### Task to carry out
Omit pictures and quote the listing below line by line, from its start through the line that holds "const teal = '#127d8c';".

### Dataset rows
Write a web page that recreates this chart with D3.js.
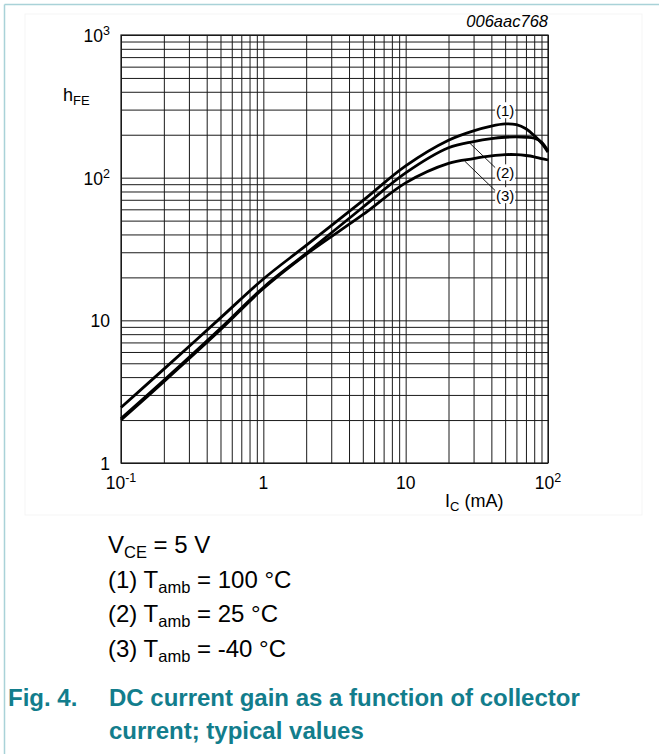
<!DOCTYPE html>
<html>
<head>
<meta charset="utf-8">
<script src="https://cdn.jsdelivr.net/npm/d3@7"></script>
<style>
  body { margin: 0; background: #fff; }
  svg { display: block; font-family: "Liberation Sans", Arial, sans-serif; }
</style>
</head>
<body>
<div id="chart"></div>
<script>
// data: collector current (mA) vs hFE
const currents = [0.1, 0.2, 0.5, 1, 2, 5, 10, 20, 30, 40, 50, 60, 70, 80, 90, 100];
const hfe100 = [2.45, 4.55, 10.4, 19.5, 33.5, 69, 121, 183, 213, 230, 238, 235, 220, 197, 175, 151];
const hfe25 = [2.05, 3.8, 8.8, 17, 29.5, 62, 108, 162, 179, 188, 192, 193, 192, 189, 178, 154];
const hfeM40 = [2.0, 3.72, 8.6, 16.7, 29, 55, 92, 126, 136, 142, 145, 145, 143, 140, 136, 133];

const xTickLabels = [
  { v: 0.1, base: '10', sup: '-1' },
  { v: 1, base: '1', sup: '' },
  { v: 10, base: '10', sup: '' },
  { v: 100, base: '10', sup: '2' },
];
const yTickLabels = [
  { v: 1000, base: '10', sup: '3' },
  { v: 100, base: '10', sup: '2' },
  { v: 10, base: '10', sup: '' },
  { v: 1, base: '1', sup: '' },
];

// curve labels and their leader lines (mA, hFE)
const curveLabels = [
  { text: '(1)', x: 50, y: 297 },
  { text: '(2)', x: 50, y: 109 },
  { text: '(3)', x: 50, y: 75.4 },
];
const leaders = [
  { from: [28.2, 174.6], to: [44.4, 113] },
  { from: [26.0, 130.6], to: [43.7, 79.1] },
];

const legendLines = [
  { pre: 'V', sub: 'CE', post: ' = 5 V' },
  { pre: '(1) T', sub: 'amb', post: ' = 100 °C' },
  { pre: '(2) T', sub: 'amb', post: ' = 25 °C' },
  { pre: '(3) T', sub: 'amb', post: ' = -40 °C' },
];

const width = 659;
const height = 754;
const plot = { left: 121, right: 548, top: 35, bottom: 463 };
const teal = '#127d8c';

const svg = d3.select('#chart')
  .append('svg')
  .attr('width', width)
  .attr('height', height);

// frame around the figure
svg.append('rect')
  .attr('x', 25).attr('y', 14).attr('width', 617).attr('height', 501)
  .attr('fill', 'none').attr('stroke', '#f5f5f5');
svg.append('line')
  .attr('x1', 4.5).attr('x2', width).attr('y1', 4.5).attr('y2', 4.5)
  .attr('stroke', '#a9d2d8').attr('stroke-width', 1.5);
svg.append('line')
  .attr('x1', 4.5).attr('x2', 4.5).attr('y1', 4.5).attr('y2', height)
  .attr('stroke', '#a9d2d8').attr('stroke-width', 1.5);

const xScale = d3.scaleLog().domain([0.1, 100]).range([plot.left, plot.right]);
const yScale = d3.scaleLog().domain([1, 1000]).range([plot.bottom, plot.top]);

// gridlines (every 1..9 of each decade)
const grid = svg.append('g').attr('class', 'grid');
grid.append('g')
  .attr('transform', `translate(0, ${plot.bottom})`)
  .call(d3.axisBottom(xScale).tickValues(xScale.ticks()).tickFormat('').tickSize(-(plot.bottom - plot.top)));
grid.append('g')
  .attr('transform', `translate(${plot.left}, 0)`)
  .call(d3.axisLeft(yScale).tickValues(yScale.ticks()).tickFormat('').tickSize(-(plot.right - plot.left)));
grid.selectAll('.domain').remove();
grid.selectAll('line').attr('stroke', '#1a1a1a').attr('stroke-width', 1);

svg.append('rect')
  .attr('x', plot.left).attr('y', plot.top)
  .attr('width', plot.right - plot.left).attr('height', plot.bottom - plot.top)
  .attr('fill', 'none').attr('stroke', '#1a1a1a').attr('stroke-width', 1.2);

// curves
const line = d3.line()
  .x((d) => xScale(d[0]))
  .y((d) => yScale(d[1]))
  .curve(d3.curveCatmullRom.alpha(0.5));

[hfe100, hfe25, hfeM40].forEach((series) => {
  svg.append('path')
    .datum(currents.map((c, i) => [c, series[i]]))
    .attr('d', line)
    .attr('fill', 'none')
    .attr('stroke', '#000')
    .attr('stroke-width', 2.8)
    .attr('stroke-linejoin', 'round');
});

// leader lines
svg.append('g').selectAll('line')
  .data(leaders)
  .join('line')
  .attr('x1', (d) => xScale(d.from[0]))
  .attr('y1', (d) => yScale(d.from[1]))
  .attr('x2', (d) => xScale(d.to[0]))
  .attr('y2', (d) => yScale(d.to[1]))
  .attr('stroke', '#000')
  .attr('stroke-width', 0.9);

// curve labels with white knock-out
const lbl = svg.append('g').selectAll('g')
  .data(curveLabels)
  .join('g')
  .attr('transform', (d) => `translate(${xScale(d.x)}, ${yScale(d.y)})`);
lbl.append('rect')
  .attr('x', -10).attr('y', -8).attr('width', 20).attr('height', 16)
  .attr('fill', '#fff');
lbl.append('text')
  .attr('text-anchor', 'middle')
  .attr('dy', '0.36em')
  .attr('font-size', 15)
  .text((d) => d.text);

// tick labels
const xl = svg.append('g').selectAll('text')
  .data(xTickLabels)
  .join('text')
  .attr('x', (d) => xScale(d.v))
  .attr('y', 489)
  .attr('text-anchor', 'middle')
  .attr('font-size', 17.5);
xl.append('tspan').text((d) => d.base);
xl.append('tspan').attr('dy', -7).attr('font-size', 12.5).text((d) => d.sup);

const yl = svg.append('g').selectAll('text')
  .data(yTickLabels)
  .join('text')
  .attr('x', 110)
  .attr('y', (d) => yScale(d.v) + 7)
  .attr('text-anchor', 'end')
  .attr('font-size', 17.5);
yl.append('tspan').text((d) => d.base);
yl.append('tspan').attr('dy', -7).attr('font-size', 12.5).text((d) => d.sup);

// axis titles
const yt = svg.append('text').attr('x', 63).attr('y', 101).attr('font-size', 18);
yt.append('tspan').text('h');
yt.append('tspan').attr('dy', 4).attr('font-size', 13).text('FE');

const xt = svg.append('text').attr('x', 445).attr('y', 507).attr('font-size', 18);
xt.append('tspan').text('I');
xt.append('tspan').attr('dy', 4).attr('font-size', 13).text('C');
xt.append('tspan').attr('dy', -4).text(' (mA)');

svg.append('text')
  .attr('x', 548).attr('y', 27)
  .attr('text-anchor', 'end')
  .attr('font-size', 16.5)
  .attr('font-style', 'italic')
  .text('006aac768');

// conditions
const lg = svg.append('g').selectAll('text')
  .data(legendLines)
  .join('text')
  .attr('x', 108)
  .attr('y', (d, i) => 553 + i * 34.7)
  .attr('font-size', 24);
lg.append('tspan').text((d) => d.pre);
lg.append('tspan').attr('dy', 5).attr('font-size', 16.5).text((d) => d.sub);
lg.append('tspan').attr('dy', -5).text((d) => d.post);

// caption
const cap = svg.append('g')
  .attr('fill', teal)
  .attr('font-weight', 'bold')
  .attr('font-size', 24);
cap.append('text').attr('x', 8).attr('y', 706).text('Fig. 4.');
cap.append('text').attr('x', 109).attr('y', 706).text('DC current gain as a function of collector');
cap.append('text').attr('x', 109).attr('y', 739).text('current; typical values');
</script>
</body>
</html>
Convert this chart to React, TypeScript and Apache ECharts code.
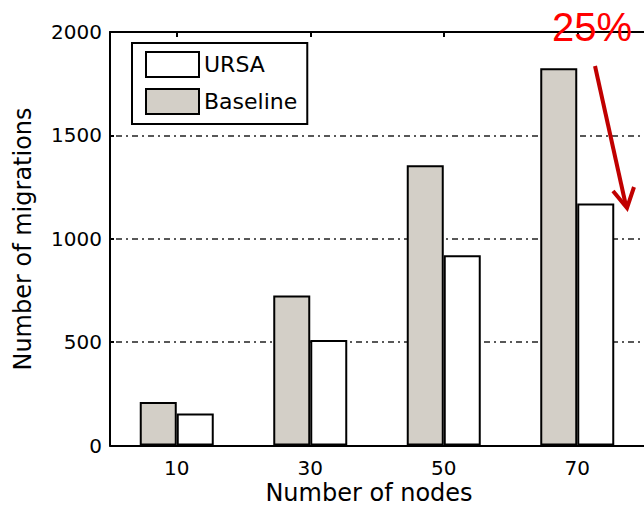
import React, { useEffect, useRef } from "react";
import * as echarts from "echarts";

// Number of nodes in the cluster
const nodeCounts = ["10", "30", "50", "70"];
// Number of migrations per configuration
const baselineMigrations = [210, 725, 1355, 1825];
const ursaMigrations = [155, 510, 920, 1170];
const yTicks = { min: 0, max: 2000, interval: 500 };
const reductionNote = "25%";

const FONT = "DejaVu Sans";

export default function App() {
  const ref = useRef<HTMLDivElement>(null);

  useEffect(() => {
    if (!ref.current) return;
    const chart = echarts.init(ref.current, undefined, { renderer: "svg" });

    const barBorder = { borderColor: "#000", borderWidth: 2 };

    chart.setOption({
      animation: false,
      backgroundColor: "#fff",
      grid: { left: 110, top: 32, width: 536, height: 413.5, containLabel: false },
      legend: {
        data: ["URSA", "Baseline"],
        orient: "vertical",
        left: 132,
        top: 43,
        icon: "rect",
        itemWidth: 53,
        itemHeight: 25,
        itemGap: 10,
        padding: [8, 10, 9, 13],
        borderColor: "#000",
        borderWidth: 2,
        itemStyle: { borderColor: "#000", borderWidth: 2 },
        textStyle: { fontFamily: FONT, fontSize: 22, color: "#000" },
      },
      xAxis: [
        {
          type: "category",
          data: nodeCounts,
          position: "bottom",
          axisLine: { lineStyle: { color: "#000", width: 2 } },
          axisTick: { show: false },
          axisLabel: { fontFamily: FONT, fontSize: 20, color: "#000", margin: 12 },
        },
        {
          type: "category",
          data: nodeCounts,
          position: "top",
          axisLine: { lineStyle: { color: "#000", width: 2 } },
          axisTick: { show: true, inside: true, alignWithLabel: true, length: 5, lineStyle: { color: "#000", width: 2 } },
          axisLabel: { show: false },
        },
      ],
      yAxis: {
        type: "value",
        min: yTicks.min,
        max: yTicks.max,
        interval: yTicks.interval,
        axisLine: { show: true, lineStyle: { color: "#000", width: 2 } },
        axisTick: { show: true, inside: true, length: 4, lineStyle: { color: "#000", width: 2 } },
        axisLabel: {
          fontFamily: FONT,
          fontSize: 20,
          color: "#000",
          margin: 8,
          formatter: (v: number) => String(v),
        },
        splitLine: {
          show: true,
          lineStyle: { color: "#222", width: 1.5, type: [2, 4, 6, 4] },
        },
      },
      series: [
        {
          name: "Baseline",
          type: "bar",
          data: baselineMigrations,
          barWidth: 37,
          barGap: "0%",
          itemStyle: { color: "#d3cfc7", ...barBorder },
        },
        {
          name: "URSA",
          type: "bar",
          data: ursaMigrations,
          barWidth: 37,
          barGap: "0%",
          itemStyle: { color: "#ffffff", ...barBorder },
        },
      ],
      graphic: [
        {
          type: "text",
          x: 369,
          y: 493,
          style: {
            text: "Number of nodes",
            font: `24px "${FONT}"`,
            fill: "#000",
            align: "center",
            verticalAlign: "middle",
          },
        },
        {
          type: "text",
          x: 23,
          y: 239,
          rotation: Math.PI / 2,
          style: {
            text: "Number of migrations",
            font: `24px "${FONT}"`,
            fill: "#000",
            align: "center",
            verticalAlign: "middle",
          },
        },
        {
          type: "text",
          x: 592,
          y: 27,
          z: 100,
          style: {
            text: reductionNote,
            font: `40px "Liberation Sans"`,
            fill: "#ff0000",
            align: "center",
            verticalAlign: "middle",
          },
        },
        {
          type: "line",
          z: 100,
          shape: { x1: 595, y1: 66, x2: 626, y2: 206 },
          style: { stroke: "#c00000", lineWidth: 4 },
        },
        {
          type: "polyline",
          z: 100,
          shape: { points: [[613, 191], [627, 208], [634, 187]] },
          style: { stroke: "#c00000", lineWidth: 4, fill: "none", lineJoin: "miter" },
        },
      ],
    });

    return () => chart.dispose();
  }, []);

  return (
    <div
      ref={ref}
      style={{ position: "fixed", left: 0, top: 0, width: 644, height: 510 }}
    />
  );
}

### Task response
Write a web page that recreates this chart with D3.js.
<!DOCTYPE html>
<html>
<head>
<meta charset="utf-8">
<script src="https://cdn.jsdelivr.net/npm/d3@7"></script>
<style>
  body { margin: 0; background: #fff; }
  svg { display: block; font-family: "Liberation Sans", Arial, sans-serif; }
</style>
</head>
<body>
<div id="chart"></div>
<script>
// data: collector current (mA) vs hFE
const currents = [0.1, 0.2, 0.5, 1, 2, 5, 10, 20, 30, 40, 50, 60, 70, 80, 90, 100];
const hfe100 = [2.45, 4.55, 10.4, 19.5, 33.5, 69, 121, 183, 213, 230, 238, 235, 220, 197, 175, 151];
const hfe25 = [2.05, 3.8, 8.8, 17, 29.5, 62, 108, 162, 179, 188, 192, 193, 192, 189, 178, 154];
const hfeM40 = [2.0, 3.72, 8.6, 16.7, 29, 55, 92, 126, 136, 142, 145, 145, 143, 140, 136, 133];

const xTickLabels = [
  { v: 0.1, base: '10', sup: '-1' },
  { v: 1, base: '1', sup: '' },
  { v: 10, base: '10', sup: '' },
  { v: 100, base: '10', sup: '2' },
];
const yTickLabels = [
  { v: 1000, base: '10', sup: '3' },
  { v: 100, base: '10', sup: '2' },
  { v: 10, base: '10', sup: '' },
  { v: 1, base: '1', sup: '' },
];

// curve labels and their leader lines (mA, hFE)
const curveLabels = [
  { text: '(1)', x: 50, y: 297 },
  { text: '(2)', x: 50, y: 109 },
  { text: '(3)', x: 50, y: 75.4 },
];
const leaders = [
  { from: [28.2, 174.6], to: [44.4, 113] },
  { from: [26.0, 130.6], to: [43.7, 79.1] },
];

const legendLines = [
  { pre: 'V', sub: 'CE', post: ' = 5 V' },
  { pre: '(1) T', sub: 'amb', post: ' = 100 °C' },
  { pre: '(2) T', sub: 'amb', post: ' = 25 °C' },
  { pre: '(3) T', sub: 'amb', post: ' = -40 °C' },
];

const width = 659;
const height = 754;
const plot = { left: 121, right: 548, top: 35, bottom: 463 };
const teal = '#127d8c';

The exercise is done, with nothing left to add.